• **DATA EXTRACT**:
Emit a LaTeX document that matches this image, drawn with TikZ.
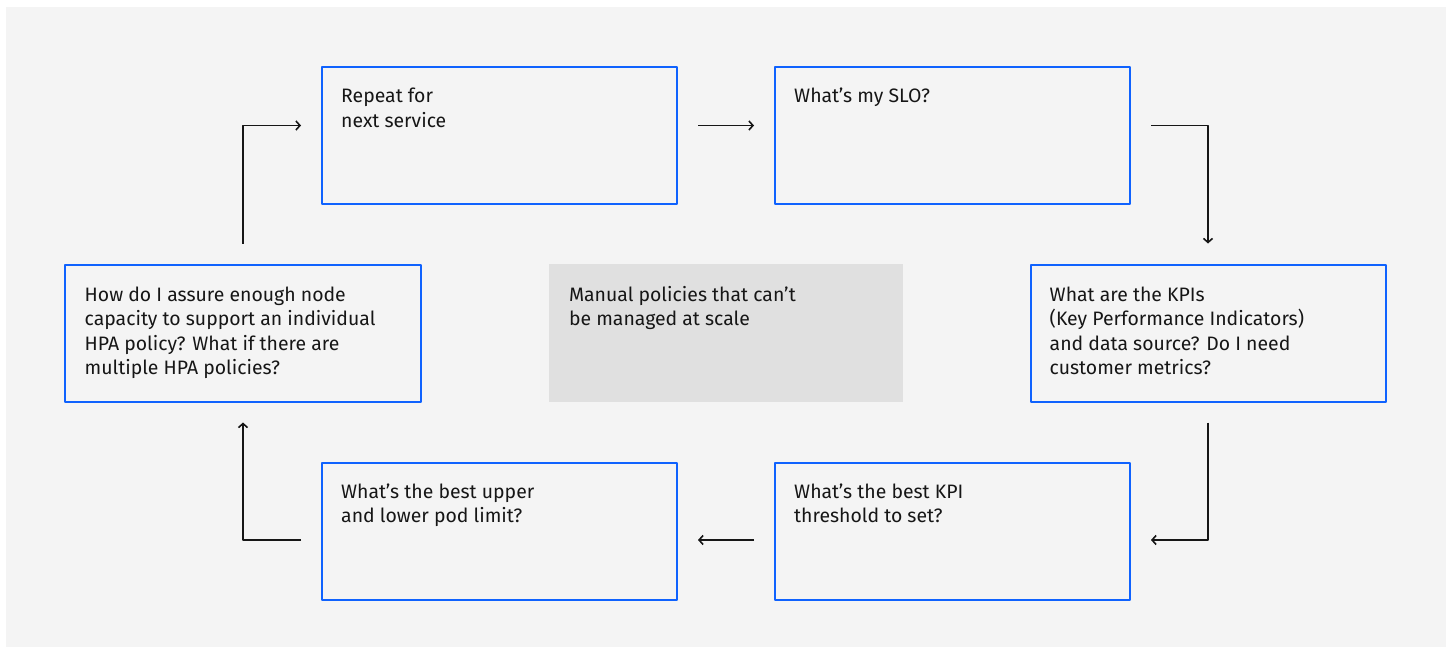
\documentclass[tikz,border=0pt]{standalone}
\usepackage{fontspec}
\setmainfont{Fira Sans}
\usetikzlibrary{positioning,arrows.meta}
\definecolor{ibmblue}{HTML}{0F62FE}
\definecolor{bggray}{HTML}{F4F4F4}
\definecolor{midgray}{HTML}{E0E0E0}
\definecolor{inkblack}{HTML}{161616}
\tikzset{
  stepbox/.style={draw=ibmblue, line width=2bp, minimum width=355bp, minimum height=137bp, inner sep=0pt},
  notebox/.style={fill=midgray, minimum width=354bp, minimum height=138bp, inner sep=0pt},
  txt/.style={align=left, inner sep=0pt, text=inkblack, font=\fontsize{19.5}{24.5}\selectfont},
  flow/.style={->, draw=inkblack, line width=1.6bp, shorten <=20bp, shorten >=20bp}
}
\begin{document}
\begin{tikzpicture}[x=1bp, y=-1bp, >={Straight Barb[length=4bp,width=9bp]}, line join=round]
\useasboundingbox (0,0) rectangle (1449,652);
\fill[bggray] (6,7) rectangle (1446,647);
% the six steps
\node[stepbox] (rep) at (499.5,135.5) {};
\node[stepbox] (slo) at (952.5,135.5) {};
\node[stepbox] (kpi) at (1208,333) {};
\node[stepbox] (thr) at (952.5,531) {};
\node[stepbox] (pod) at (499.5,531) {};
\node[stepbox] (hpa) at (243,333) {};
\node[notebox] (mid) at (726,333) {};
% texts
\node[txt, below right=22bp and 20bp of rep.north west] (reptxt) {Repeat for\\next service};
\node[txt, below right=22bp and 20bp of slo.north west] (slotxt) {What’s my SLO?};
\node[txt, below right=23bp and 20bp of kpi.north west] (kpitxt) {What are the KPIs\\(Key Performance Indicators)\\and data source? Do I need\\customer metrics?};
\node[txt, below right=22bp and 20bp of thr.north west] (thrtxt) {What’s the best KPI\\threshold to set?};
\node[txt, below right=22bp and 20bp of pod.north west] (podtxt) {What’s the best upper\\and lower pod limit?};
\node[txt, below right=23bp and 20bp of hpa.north west] (hpatxt) {How do I assure enough node\\capacity to support an individual\\HPA policy? What if there are\\multiple HPA policies?};
\node[txt, below right=22bp and 20bp of mid.north west] (midtxt) {Manual policies that can’t\\be managed at scale};
% the loop
\draw[flow] ([yshift=10bp]rep.east) -- ([yshift=10bp]slo.west);
\draw[flow] ([yshift=10bp]slo.east) -| (kpi.north);
\draw[flow] (kpi.south) |- ([yshift=-9bp]thr.east);
\draw[flow] ([yshift=-9bp]thr.west) -- ([yshift=-9bp]pod.east);
\draw[flow] ([yshift=-9bp]pod.west) -| (hpa.south);
\draw[flow] (hpa.north) |- ([yshift=10bp]rep.west);
\end{tikzpicture}
\end{document}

• **EXERCISE REQUIREMENTS**: Transcribe the listing in full and omit the pictures.

• **SOLUTION TO THE EXERCISE**:
Emit a LaTeX document that matches this image, drawn with TikZ.
\documentclass[tikz,border=0pt]{standalone}
\usepackage{fontspec}
\setmainfont{Fira Sans}
\usetikzlibrary{positioning,arrows.meta}
\definecolor{ibmblue}{HTML}{0F62FE}
\definecolor{bggray}{HTML}{F4F4F4}
\definecolor{midgray}{HTML}{E0E0E0}
\definecolor{inkblack}{HTML}{161616}
\tikzset{
  stepbox/.style={draw=ibmblue, line width=2bp, minimum width=355bp, minimum height=137bp, inner sep=0pt},
  notebox/.style={fill=midgray, minimum width=354bp, minimum height=138bp, inner sep=0pt},
  txt/.style={align=left, inner sep=0pt, text=inkblack, font=\fontsize{19.5}{24.5}\selectfont},
  flow/.style={->, draw=inkblack, line width=1.6bp, shorten <=20bp, shorten >=20bp}
}
\begin{document}
\begin{tikzpicture}[x=1bp, y=-1bp, >={Straight Barb[length=4bp,width=9bp]}, line join=round]
\useasboundingbox (0,0) rectangle (1449,652);
\fill[bggray] (6,7) rectangle (1446,647);
% the six steps
\node[stepbox] (rep) at (499.5,135.5) {};
\node[stepbox] (slo) at (952.5,135.5) {};
\node[stepbox] (kpi) at (1208,333) {};
\node[stepbox] (thr) at (952.5,531) {};
\node[stepbox] (pod) at (499.5,531) {};
\node[stepbox] (hpa) at (243,333) {};
\node[notebox] (mid) at (726,333) {};
% texts
\node[txt, below right=22bp and 20bp of rep.north west] (reptxt) {Repeat for\\next service};
\node[txt, below right=22bp and 20bp of slo.north west] (slotxt) {What’s my SLO?};
\node[txt, below right=23bp and 20bp of kpi.north west] (kpitxt) {What are the KPIs\\(Key Performance Indicators)\\and data source? Do I need\\customer metrics?};
\node[txt, below right=22bp and 20bp of thr.north west] (thrtxt) {What’s the best KPI\\threshold to set?};
\node[txt, below right=22bp and 20bp of pod.north west] (podtxt) {What’s the best upper\\and lower pod limit?};
\node[txt, below right=23bp and 20bp of hpa.north west] (hpatxt) {How do I assure enough node\\capacity to support an individual\\HPA policy? What if there are\\multiple HPA policies?};
\node[txt, below right=22bp and 20bp of mid.north west] (midtxt) {Manual policies that can’t\\be managed at scale};
% the loop
\draw[flow] ([yshift=10bp]rep.east) -- ([yshift=10bp]slo.west);
\draw[flow] ([yshift=10bp]slo.east) -| (kpi.north);
\draw[flow] (kpi.south) |- ([yshift=-9bp]thr.east);
\draw[flow] ([yshift=-9bp]thr.west) -- ([yshift=-9bp]pod.east);
\draw[flow] ([yshift=-9bp]pod.west) -| (hpa.south);
\draw[flow] (hpa.north) |- ([yshift=10bp]rep.west);
\end{tikzpicture}
\end{document}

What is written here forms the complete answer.